**Provided records**

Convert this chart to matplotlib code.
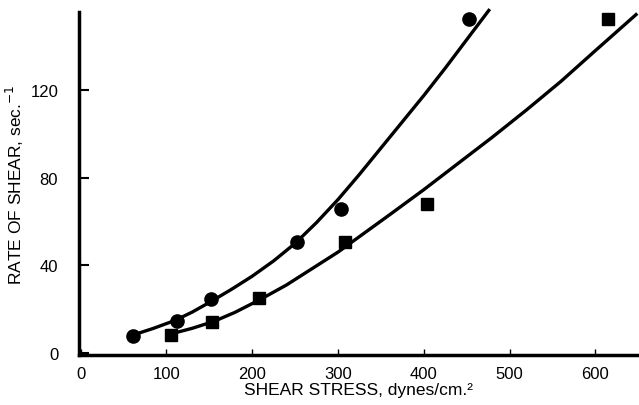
import matplotlib
matplotlib.use('Agg')
import matplotlib.pyplot as plt

# Data points
circle_x = [61, 112, 152, 252, 303, 453]
circle_y = [7.8, 14.6, 24.8, 50.8, 65.5, 152.5]
square_x = [105, 153, 208, 308, 404, 615]
square_y = [8.2, 14.2, 25.2, 50.8, 68.0, 152.5]

# Drawn fit curves
circle_curve_x = [60, 85, 110, 130, 150, 175, 200, 225, 250, 275, 300,
                  325, 350, 375, 400, 425, 450, 477]
circle_curve_y = [8.0, 11.2, 14.8, 18.6, 23.0, 28.8, 35.0, 42.0, 50.0, 59.5, 70.0,
                  81.5, 93.5, 105.5, 117.5, 130.0, 143.0, 157.0]
square_curve_x = [104, 130, 155, 180, 210, 240, 270, 300, 330, 360, 400,
                  440, 480, 520, 560, 600, 649]
square_curve_y = [8.5, 11.2, 14.3, 18.5, 24.5, 31.0, 38.5, 46.0, 54.5, 63.0, 74.5,
                  86.5, 98.5, 111.0, 124.0, 138.0, 155.0]

x_ticks = [0, 100, 200, 300, 400, 500, 600]
y_ticks = [0, 40, 80, 120]

plt.rcParams['font.family'] = ['Liberation Sans', 'DejaVu Sans']

fig = plt.figure(figsize=(6.39, 4.06), dpi=100)
ax = fig.add_axes([79 / 639, 50 / 406, 560 / 639, 342.6 / 406])

# Curves
ax.plot(circle_curve_x, circle_curve_y, color='black', lw=2.4, clip_on=False,
        solid_capstyle='butt', solid_joinstyle='round')
ax.plot(square_curve_x, square_curve_y, color='black', lw=2.4, clip_on=False,
        solid_capstyle='butt', solid_joinstyle='round')

# Markers
ax.plot(circle_x, circle_y, 'o', color='black', ms=9.5, clip_on=False)
ax.plot(square_x, square_y, 's', color='black', ms=8.5, clip_on=False)

ax.set_xlim(-2, 651)
ax.set_ylim(-1, 155.5)

ax.spines['top'].set_visible(False)
ax.spines['right'].set_visible(False)
ax.spines['left'].set_linewidth(2.5)
ax.spines['bottom'].set_linewidth(2.5)

ax.set_xticks(x_ticks)
ax.set_yticks(y_ticks)
ax.tick_params(axis='y', direction='in', length=7, width=1.5, pad=15, labelsize=12)
ax.tick_params(axis='x', direction='in', length=4, width=1.0, pad=8, labelsize=12)

ax.set_xlabel('SHEAR STRESS, dynes/cm.\u00b2', fontsize=12.5, labelpad=1)
ax.set_ylabel('RATE OF SHEAR, sec.$^{-1}$', fontsize=12.5, labelpad=3)

fig.savefig('out.png', dpi=100)
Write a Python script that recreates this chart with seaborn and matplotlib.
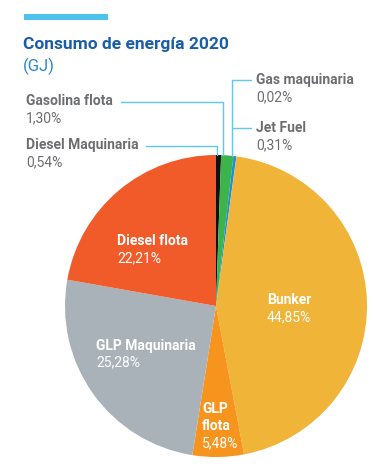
import numpy as np
import matplotlib.pyplot as plt
from matplotlib.lines import Line2D
from matplotlib.patches import Rectangle
import seaborn as sns

# data (clockwise from the top)
labels = ['Diesel Maquinaria', 'Gasolina flota', 'Jet Fuel', 'Gas maquinaria',
          'Bunker', 'GLP flota', 'GLP Maquinaria', 'Diesel flota']
shares = [0.54, 1.30, 0.31, 0.02, 44.85, 5.48, 25.28, 22.21]
pct_text = ['0,54%', '1,30%', '0,31%', '0,02%', '44,85%', '5,48%', '25,28%', '22,21%']
colors = ['#111111', '#3bb54a', '#1f8fd6', '#1f8fd6',
          '#f0b438', '#f7941d', '#a8b2b8', '#f15a29']

sns.set_style('white')
plt.rcParams['font.family'] = ['Roboto', 'DejaVu Sans']

W, H = 375, 474
fig = plt.figure(figsize=(W / 100, H / 100), dpi=100)

def fx(x):
    return x / W

def fy(y):
    return 1 - y / H

# pie centre and radius in pixels
cx, cy, R = 216, 306, 151
ax = fig.add_axes([fx(cx - R), fy(cy + R), 2 * R / W, 2 * R / H])
ax.pie(shares, colors=colors, startangle=90, counterclock=False,
       radius=1, wedgeprops=dict(linewidth=0))
ax.set_xlim(-1, 1)
ax.set_ylim(-1, 1)
ax.set_aspect('auto')
ax.axis('off')

# header
fig.add_artist(Rectangle((fx(24), fy(20)), fx(108) - fx(24), fy(14) - fy(20),
                         transform=fig.transFigure, color='#4fc3ee', lw=0))
fig.text(fx(23), fy(44), 'Consumo de energía 2020', color='#1a5da8',
         fontsize=12.5, fontweight='bold', va='center', ha='left')
fig.text(fx(23), fy(66), '(GJ)', color='#2b86c9', fontsize=12,
         va='center', ha='left')

# labels inside slices
fs = 10
inside = {
    'Diesel flota': (117, [241, 258]),
    'Bunker': (267, [300, 317]),
    'GLP Maquinaria': (96, [346, 362]),
}
for name, (x, ys) in inside.items():
    i = labels.index(name)
    fig.text(fx(x), fy(ys[0]), name, color='white', fontsize=fs,
             fontweight='bold', va='center')
    fig.text(fx(x), fy(ys[1]), pct_text[i], color='white', fontsize=fs,
             va='center')
i = labels.index('GLP flota')
fig.text(fx(202), fy(409), 'GLP', color='white', fontsize=fs, fontweight='bold', va='center')
fig.text(fx(202), fy(426), 'flota', color='white', fontsize=fs, fontweight='bold', va='center')
fig.text(fx(202), fy(443), pct_text[i], color='white', fontsize=fs, va='center')

# outside labels with leader lines
line_col = '#5bc9f1'
grey = '#6d6e71'

def edge_y(x):
    return cy - np.sqrt(R ** 2 - (x - cx) ** 2)

outside = [
    # name, text x, text y, line start x, line y, vertical x
    ('Gasolina flota', 26, 101, 121, 102, 223),
    ('Diesel Maquinaria', 26, 145, 146, 146, 217),
]
for name, tx, ty, lx0, ly, vx in outside:
    i = labels.index(name)
    fig.text(fx(tx), fy(ty), name, color=grey, fontsize=fs, fontweight='bold', va='center')
    fig.text(fx(tx), fy(ty + 17), pct_text[i], color=grey, fontsize=fs, va='center')
    fig.add_artist(Line2D([fx(lx0), fx(vx), fx(vx)], [fy(ly), fy(ly), fy(edge_y(vx))],
                          transform=fig.transFigure, color=line_col, lw=1))

right = [('Gas maquinaria', 256, 80), ('Jet Fuel', 256, 128)]
vx = 232
for name, tx, ty in right:
    i = labels.index(name)
    fig.text(fx(tx), fy(ty), name, color=grey, fontsize=fs, fontweight='bold', va='center')
    fig.text(fx(tx), fy(ty + 17), pct_text[i], color=grey, fontsize=fs, va='center')
    fig.add_artist(Line2D([fx(vx), fx(251)], [fy(ty), fy(ty)],
                          transform=fig.transFigure, color=line_col, lw=1))
fig.add_artist(Line2D([fx(vx), fx(vx)], [fy(80), fy(edge_y(vx))],
                      transform=fig.transFigure, color=line_col, lw=1))

fig.savefig('out.png', dpi=100)
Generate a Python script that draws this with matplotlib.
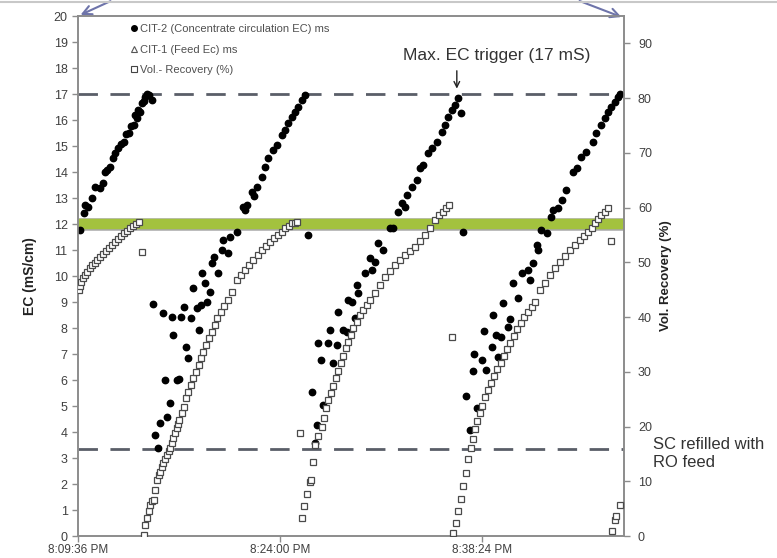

**Work instructions**
Copy exactly, and copy only, the lines from the one with "Write a Python" to the one with "return 1 - y / H", ends included. Pictures are not part of the copy.

**Complete answer**
Write a Python script that recreates this chart with seaborn and matplotlib.
import numpy as np
import matplotlib.pyplot as plt
from matplotlib.lines import Line2D
from matplotlib.patches import Rectangle
import seaborn as sns

# data (clockwise from the top)
labels = ['Diesel Maquinaria', 'Gasolina flota', 'Jet Fuel', 'Gas maquinaria',
          'Bunker', 'GLP flota', 'GLP Maquinaria', 'Diesel flota']
shares = [0.54, 1.30, 0.31, 0.02, 44.85, 5.48, 25.28, 22.21]
pct_text = ['0,54%', '1,30%', '0,31%', '0,02%', '44,85%', '5,48%', '25,28%', '22,21%']
colors = ['#111111', '#3bb54a', '#1f8fd6', '#1f8fd6',
          '#f0b438', '#f7941d', '#a8b2b8', '#f15a29']

sns.set_style('white')
plt.rcParams['font.family'] = ['Roboto', 'DejaVu Sans']

W, H = 375, 474
fig = plt.figure(figsize=(W / 100, H / 100), dpi=100)

def fx(x):
    return x / W

def fy(y):
    return 1 - y / H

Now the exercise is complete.